Fire at US uranium site
February 23, 2023Tweet
(RT) βΈ» A fire broke out at a major US uranium processing facility in Oak Ridge, Tennessee on Wednesday morning. Emergency crews responded to "a fire involving uranium" and about 200 employees were evacuated. All employees have been accounted for and there is no danger to the general public. The National Nuclear Security Administration and the contractor Consolidated Nuclear Security, LLC are in charge of the response. The facility's official Twitter account spoke of "an incident" that happened around 9:15 on Wednesday morning and was later described as "a fire in a hood" that was "contained to the production building." There were "no reports of injury or contamination," and there was "no off-site impact to the public as a result of the incident." By 1pm local time the complex had returned to normal operations, but Building 9212 remained off-limits and there was no confirmation that the fire had been put out.

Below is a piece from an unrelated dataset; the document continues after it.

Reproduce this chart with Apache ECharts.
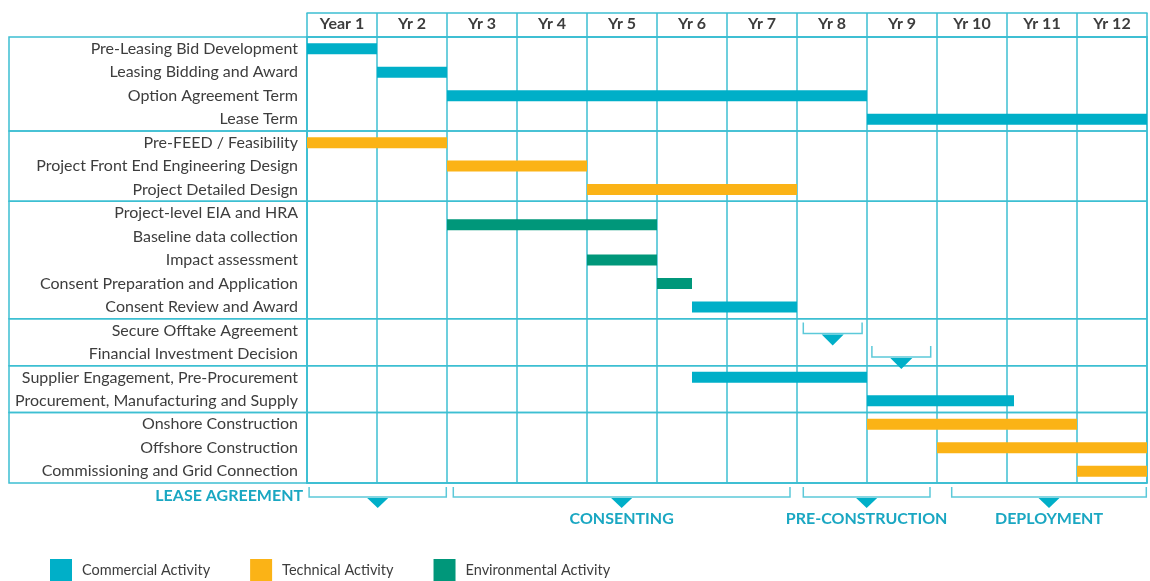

The US Department of Energy lists the building as a uranium processing facility and was built in 1945 for the original nuclear weapons program. The Y-12 website describes the National Security Complex as "a premier manufacturing facility dedicated to making our nation and the world a safer place," that deals with storing nuclear materials, producing fuel for the US Navy's reactors, and performs "complementary work for other government and private-sector entities." Oak Ridge was built by the US government in 1942 as part of the "Manhattan Project" to build the world's first atomic bomb.